The league, as usual, has been fuzzy about what portion of monies allotted to the reserve league - for travel, game expenses, salaries, etc. - will be plowed back into the salary cap. Adidas underwrote much of the reserve league's operations and also supplements the salaries of Generation adidas players, who do not count against the team's salary cap

Not every team took its reserve team as seriously as did Houston, which won the Reserve Division title under assistant coach John Spencer and consistently supplied head coach Dominic Kinnear with capable players. Stuart Holden and Corey Ashe, to name just two, advanced their careers in the Reserve Division.

"The reserve league has a good purpose, to give the younger players a place to play," says Kinnear. "Also, you give players who've been injured or suspended some time before they step back into the first team. But you have to look it another way, and that MLS is a job that depends on results, and maybe some people don't find it necessary or don't find the time or comfort to rely on young players to win right away."

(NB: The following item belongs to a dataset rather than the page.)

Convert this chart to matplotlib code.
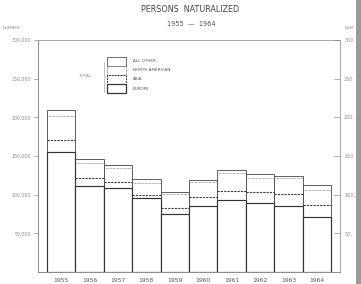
import matplotlib
matplotlib.use("Agg")
import matplotlib.pyplot as plt
import matplotlib.patches as mpatches

years = ["1955", "1956", "1957", "1958", "1959", "1960", "1961", "1962", "1963", "1964"]
# thousands of persons
europe = [155.5, 111.5, 108.0, 96.0, 75.3, 85.0, 93.6, 89.0, 85.0, 70.5]
asia = [15.5, 10.5, 8.0, 4.0, 7.1, 12.0, 11.4, 15.0, 16.0, 15.5]
north_american = [31.0, 19.0, 19.0, 15.0, 18.6, 19.7, 23.0, 18.0, 20.0, 20.0]
all_other = [7.5, 4.9, 3.0, 4.9, 2.9, 2.7, 4.5, 5.3, 3.2, 6.2]

right_ticks = [50, 100, 150, 200, 250, 300]
right_labels = ["50,", "100,", "150", "200", "250", "300"]
left_labels = ["50,000", "100,000", "150,000", "200,000", "250,000", "300,000"]
legend_labels = ["ALL OTHER", "NORTH AMERICAN", "ASIA", "EUROPE"]

fig = plt.figure(figsize=(3.61, 2.84), dpi=100)
ax = fig.add_axes([38/361, 1-272/284, (340-38)/361, (272-40)/284])

x = list(range(len(years)))
edge = "#333333"
tick_col = "#8a8a8a"

asia_top = [e + a for e, a in zip(europe, asia)]
na_top = [t + n for t, n in zip(asia_top, north_american)]
total = [t + o for t, o in zip(na_top, all_other)]

ax.bar(x, total, width=1.0, color="white", edgecolor="#444444", linewidth=0.6)
ax.bar(x, europe, width=1.0, color="white", edgecolor=edge, linewidth=0.85)
xl = [i - 0.5 for i in x]
xr = [i + 0.5 for i in x]
ax.hlines(asia_top, xl, xr, colors="#3a3a3a", linestyles=(0, (2, 1)), linewidth=0.8)
ax.hlines(na_top, xl, xr, colors="#666666", linestyles=(0, (1, 1)), linewidth=0.5)

ax.set_xlim(-0.817, 9.817)
ax.set_ylim(0, 300)
for s in ["top", "right"]:
    ax.spines[s].set_color("#9a9a9a")
    ax.spines[s].set_linewidth(0.6)
for s in ["left", "bottom"]:
    ax.spines[s].set_color("#777777")
    ax.spines[s].set_linewidth(0.6)

ax.set_xticks(x)
ax.set_xticklabels(years, fontsize=4.3, color="#555555")
ax.tick_params(axis="x", length=0, pad=4)
ax.set_yticks(right_ticks)
ax.set_yticklabels(left_labels, fontsize=3.4, color=tick_col)
ax.tick_params(axis="y", length=3, width=0.5, color="#888888", pad=2)

ax2 = ax.twinx()
ax2.set_ylim(0, 300)
ax2.set_yticks(right_ticks)
ax2.set_yticklabels(right_labels, fontsize=3.6, color=tick_col)
ax2.tick_params(axis="y", direction="in", length=4, width=0.5, color="#888888", pad=3)
for s in ax2.spines.values():
    s.set_visible(False)

fig.text(190/361, 1-10/284, "PERSONS  NATURALIZED", ha="center", va="center",
         fontsize=5.8, color="#444444")
fig.text(191/361, 1-24/284, "1955  \u2014  1964", ha="center", va="center",
         fontsize=4.8, color="#555555")
fig.text(12/361, 1-28/284, "NUMBER", ha="center", va="center", fontsize=3.0, color=tick_col)
fig.text(349/361, 1-28/284, "NUM", ha="center", va="center", fontsize=3.0, color=tick_col)

# legend
bx0, bx1 = 107/361, 126/361
tops = [57, 66, 75, 84]
styles = ["-", (0, (1, 1)), (0, (2, 1)), "-"]
widths = [0.5, 0.5, 0.7, 0.9]
for lab, t, st, lw in zip(legend_labels, tops, styles, widths):
    r = mpatches.Rectangle((bx0, 1-(t+9)/284), bx1-bx0, 9/284, transform=fig.transFigure,
                           facecolor="white", edgecolor=edge, linestyle=st, linewidth=lw)
    fig.patches.append(r)
    fig.text(133/361, 1-(t+4.5)/284, lab, ha="left", va="center", fontsize=3.0,
             color="#555555")
fig.add_artist(plt.Line2D([104/361, 104/361], [1-62/284, 1-92/284],
                          transform=fig.transFigure, color="#aaaaaa", linewidth=0.5))
fig.text(85/361, 1-76/284, "TOTAL", ha="center", va="center", fontsize=3.0, color=tick_col)

# scan edge band
fig.patches.append(mpatches.Rectangle((356/361, 0), 5/361, 1, transform=fig.transFigure,
                                      facecolor="#9a9a9a", edgecolor="none"))

fig.savefig("out.png", dpi=100)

For potential first-teamers needing extra games, reserve matches filled the need. But for most younger players and their teams, the Reserve Division fell woefully short.

Every year, I hear MLS general managers and a few coaches smugly claim the USL is tapped out. And every year, lower-division teams beat MLS teams head-to-head and/or a few USL products do quite well in MLS, with Moffat and Red Bulls' keeper Danny Cepero being just two examples from 2008. Puerto Rico and Montreal reached the Concacaf Champions League quarterfinals and neither won the USL-1 title.

There are complexities - logistical, financial, and political - to loan deals with USL clubs. Yet next year, they will be an essential part of the player development puzzle.